Annual Prize Distribution 1913
A report in the Parish Magazine January 1914
transcribed by Mary Fielding
The Annual Prize Distribution took place in the Town Hall, on Dec. 18th. The Vicar, vice-chairman of the Governors, presided over an enthusiastic audience.
The Headmaster’s report proved not only interesting, but gave evidence of the rapid progress the school is making. The usual donors of prizes had again generously responded. The system of School Captain and Prefects has been introduced with complete satisfaction. The complement of boarders is assured for the next two terms, a really gratifying feature. The keen competition for scholarships is now certain to be repeated in July, and the Headmaster emphasized particularly his remark to the effect that every pupil must be prepared to study the school’s interest even at personal inconvenience, and expressed the hope that the school was proving a valuable asset to the town and neighbourhood.
The chairman referred to the necessity for a better cricket ground, and to an extension of the school library. They were in a position to look forward with the utmost confidence to the future. One hopeful sign was the already large increase in the number of pupils. Another was the wonderful development in the tone of the school, a remark which called forth prolonged applause. He urged the scholars, at work and at play, always to remember the honour of the school. He desired, on behalf of the governors, to thank Mr Cox for the great and successful effort he was making to place the school in a prosperous condition, and to assure him that he carried the complete confidence of the governors, who thoroughly appreciated his work. He also wishes to express their deep gratitude to Mrs Cox for the splendid work that she was doing, at much self-sacrifice, for the good of the school; and also to every member of the staff, who had in a wholehearted manner supported the endeavours of the Headmaster.

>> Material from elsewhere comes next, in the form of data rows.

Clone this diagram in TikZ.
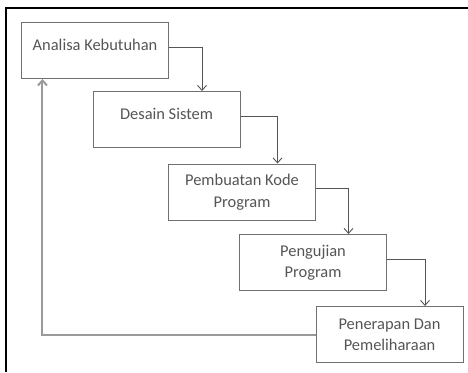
\documentclass[tikz,border=0pt]{standalone}
\usepackage{fontspec}
\setmainfont{Carlito}
\usetikzlibrary{arrows.meta,calc}
\definecolor{boxline}{HTML}{707070}
\definecolor{boxtext}{HTML}{555555}
\definecolor{flowline}{HTML}{555555}
\definecolor{backline}{HTML}{9A9A9A}
\begin{document}
\begin{tikzpicture}[x=1bp,y=-1bp,
  stage/.style={draw=boxline, line width=1bp, minimum width=147bp, minimum height=56bp,
    align=center, text=boxtext, inner sep=0pt,
    font=\fontsize{16.5}{21.5}\selectfont},
  oneline/.style={text depth=12bp},
  flow/.style={draw=flowline, line width=0.9bp, -{Straight Barb[length=5bp,width=9bp]}},
  back/.style={draw=backline, line width=2bp, -{Straight Barb[length=5bp,width=9bp]}}]
  \useasboundingbox (0,0) rectangle (468,372);
  % frame of the surrounding cell
  \draw[line width=1.8bp] (6,372) -- (6,8) -- (468,8);

  % stages
  \node[stage, oneline] (b1) at (95,50.5) {Analisa Kebutuhan};
  \node[stage, oneline] (b2) at (166.5,119.5) {Desain Sistem};
  \node[stage] (b3) at (242,192) {Pembuatan Kode\\Program};
  \node[stage] (b4) at (313,262.5) {Pengujian\\Program};
  \node[stage] (b5) at (389.5,334.5) {Penerapan Dan\\Pemeliharaan};

  % step connectors
  \foreach \a/\b in {b1/b2, b2/b3, b3/b4, b4/b5}{
    \draw[flow] ($(\a.north east)!0.44!(\a.south east)$)
      -| ($(\b.north west)!0.74!(\b.north east)$);
  }

  % feedback to the first stage
  \draw[back] ($(b5.north west)!0.5!(b5.south west)$)
    -| ($(b1.south west)!0.145!(b1.south east)$);
\end{tikzpicture}
\end{document}
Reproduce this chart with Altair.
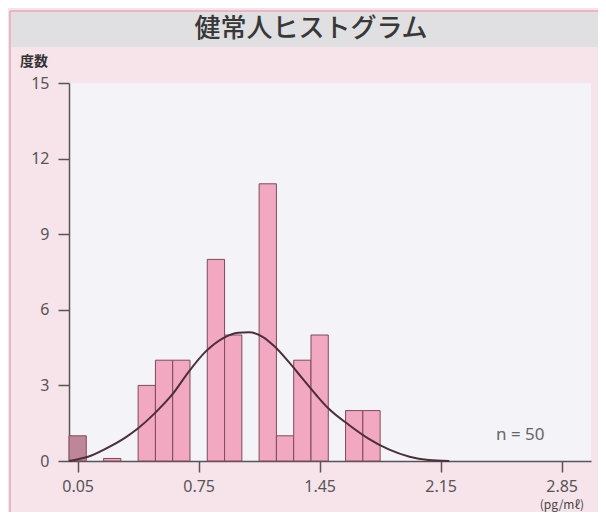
import altair as alt
import pandas as pd

# ---- data ----
bin_start = [0.0, 0.2, 0.4, 0.5, 0.6, 0.8, 0.9, 1.1, 1.2, 1.3, 1.4, 1.6, 1.7]
bin_end = [0.1, 0.3, 0.5, 0.6, 0.7, 0.9, 1.0, 1.2, 1.3, 1.4, 1.5, 1.7, 1.8]
counts = [1, 0.1, 3, 4, 4, 8, 5, 11, 1, 4, 5, 2, 2]
group = ["low", "normal", "normal", "normal", "normal", "normal", "normal",
         "normal", "normal", "normal", "normal", "normal", "normal"]

curve_x = [0.0, 0.13, 0.23, 0.33, 0.40, 0.50, 0.60, 0.69, 0.79, 0.89, 0.98, 1.04,
           1.12, 1.19, 1.27, 1.35, 1.43, 1.50, 1.62, 1.73, 1.85, 1.97, 2.08, 2.20]
curve_y = [0.0, 0.22, 0.55, 0.95, 1.30, 1.92, 2.66, 3.52, 4.34, 4.87, 5.09, 5.11,
           4.93, 4.54, 3.94, 3.28, 2.62, 2.09, 1.43, 0.90, 0.46, 0.17, 0.04, 0.0]

x_ticks = [0.05, 0.75, 1.45, 2.15, 2.85]
y_ticks = [0, 3, 6, 9, 12, 15]

title_text = "健常人ヒストグラム"
y_title = "度数"
unit_text = "(pg/mℓ)"
n_text = "n = 50"

bars_df = pd.DataFrame({"start": bin_start, "end": bin_end, "count": counts, "group": group})
curve_df = pd.DataFrame({"x": curve_x, "y": curve_y})
one = pd.DataFrame({"k": [0]})

FONT = "Noto Sans CJK JP"
PINK = "#f7e4eb"
PLOT_BG = "#f4f3f7"

xscale = alt.Scale(domain=[0, 3.02], nice=False, zero=False)
yscale = alt.Scale(domain=[0, 15], nice=False)

# decorations
border_left = alt.Chart(one).mark_rule(color="#e8a6ba", strokeWidth=1.5).encode(
    x=alt.value(-59), y=alt.value(-72), y2=alt.value(460))
border_top = alt.Chart(one).mark_rule(color="#e8a6ba", strokeWidth=1.5).encode(
    x=alt.value(-59), x2=alt.value(540), y=alt.value(-72))
title_bar = alt.Chart(one).mark_rect(color="#e0dfe1").encode(
    x=alt.value(-58), x2=alt.value(540), y=alt.value(-71), y2=alt.value(-36))
title = alt.Chart(one).mark_text(
    text=title_text, font=FONT, fontSize=26, fontWeight=500, color="#383838",
    align="center", baseline="middle").encode(x=alt.value(242), y=alt.value(-54))
ytitle = alt.Chart(one).mark_text(
    text=y_title, font=FONT, fontSize=14, fontWeight="bold", color="#333333",
    align="left", baseline="middle").encode(x=alt.value(-49), y=alt.value(-21))
unit = alt.Chart(one).mark_text(
    text=unit_text, font=FONT, fontSize=12, color="#444444",
    align="right", baseline="middle").encode(x=alt.value(515), y=alt.value(422))
ntext = alt.Chart(one).mark_text(
    text=n_text, font="Noto Sans", fontSize=17, color="#666666",
    align="left", baseline="middle").encode(x=alt.value(427), y=alt.value(352))

bars = alt.Chart(bars_df).mark_rect(stroke="#7c4b5b", strokeWidth=1).encode(
    x=alt.X("start:Q", scale=xscale,
            axis=alt.Axis(values=x_ticks, format=".2f", title=None, grid=False,
                          labelFontSize=16, labelColor="#555555", labelFont="Noto Sans",
                          tickSize=11, tickColor="#555555", tickWidth=1.5,
                          domainColor="#555555", domainWidth=1.5, labelPadding=6)),
    x2="end:Q",
    y=alt.Y("count:Q", scale=yscale,
            axis=alt.Axis(values=y_ticks, title=None, grid=False,
                          labelFontSize=16, labelColor="#555555", labelFont="Noto Sans",
                          tickSize=11, tickColor="#555555", tickWidth=1.5,
                          domainColor="#555555", domainWidth=1.5, labelPadding=9)),
    y2=alt.datum(0),
    color=alt.Color("group:N", scale=alt.Scale(domain=["low", "normal"],
                                               range=["#bf8598", "#f3a8c1"]), legend=None),
)

curve = alt.Chart(curve_df).mark_line(color="#4b2f3a", strokeWidth=2, interpolate="monotone").encode(
    x=alt.X("x:Q", scale=xscale), y=alt.Y("y:Q", scale=yscale))

chart = alt.layer(title_bar, border_left, border_top, title, ytitle, bars, curve, ntext, unit).properties(
    width=522, height=378,
    autosize=alt.AutoSizeParams(type="none"),
    padding={"left": 61, "top": 75, "right": 7, "bottom": 51},
    background=PINK,
).configure_view(fill=PLOT_BG, stroke=None)

chart.save("out.html", embed_options={"renderer": "svg", "actions": False})
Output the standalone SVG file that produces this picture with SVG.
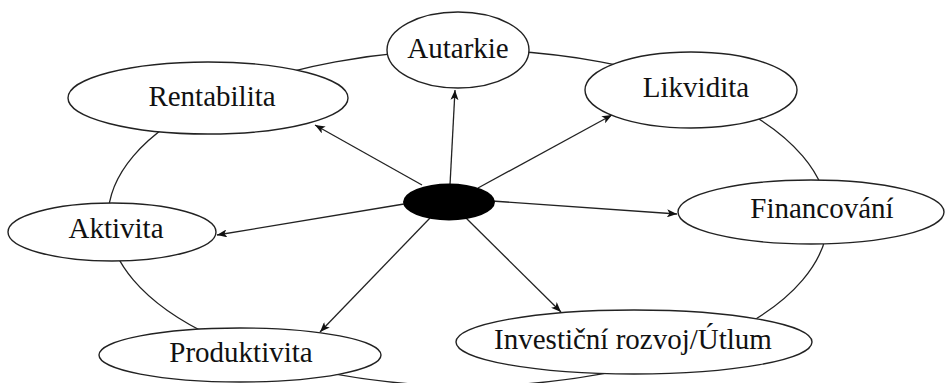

Mr Ulric Stanley proposed a vote of thanks to the Vicar, and was glad that such happy days were in store for the school. He pointed out that the real governors of the school were to be found in the Board of Education and the Local Education Committee at Gloucester, the so-called “governors” being in reality little more than an advisory committee.
In seconding the vote of thanks, Dr Dewhurst congratulated Mr. and Mrs. Matthew Cox upon the success they had achieved in so short a time.
During the afternoon four songs were tastefully rendered by the School Choir.
The following is the prize list: Form I.: G. Beckett, first in Form, “Last Days of Pompeii” (Lytton); F. Gait, second in Form, “Sir Francis Drake” (Corbett). Form II.: D. Wyatt, first in Form, “Wordsworth’s Poems”; N. Izod, second in Form, “Natural History” (Wood). Form III.: M. Wyatt, first in Form, “Tennyson”; M. Badger, second in Form, “Tennyson”; S. Clarke, first in Divinity, “Tale of the great Mutiny” (Fitchett), presented by Mr. Samuel Leech, Buenos Aires. Form IV.: V. I. Roberts, first in Form, “The Oxford Shakespears” (sic) and “Ingoldsby Legends,” the Dean Payne Smith Memorial Prize, presented by the Lady Watkin; A.G. Ellis, second in Form, “Natural History” (Wood); R.E. Ellis, first in Divinity, “The Conquest of the Air” (Berget) and “Ponds and Ditches” (Cooke), Dean Payne Smith Memorial Prize, presented by the Rev. W. H. Payne Smith. Form V.: R.D. Reid, first in Form, “High-ways and By-ways in London” (Cook), presented by the Rev. Canon Corfe; A.J. Walker, second in Form, “Mechanical Inventions of to-day” (Williams); R.D. Reid, first in Divinity, “Shakespeare’s Works,” presented by Dr. R. E. B. Yelf. Form VI.: C.W. Steadman, first in Form and first in Oxford Univerity Local Senior, “Plutarch’s Lives.” Latin: First, A.A. Jones, “Life of Nelson” (Southey). Oxford University Local Examinations Senior Certificates: C.W. Steadman and R.V. Cairns. School Captain’s Badge: W.G. Hazelton.
In the evening the Hall was filled to over-flowing by the supporters of the school. The first part of the programme consisted of part songs by the school choir, and solos admirably rendered under Mr. T. Davies, the second part included a well known farce, in which all the characters were remarkably well portrayed. The repetition of such an entertainment would be distinctly popular.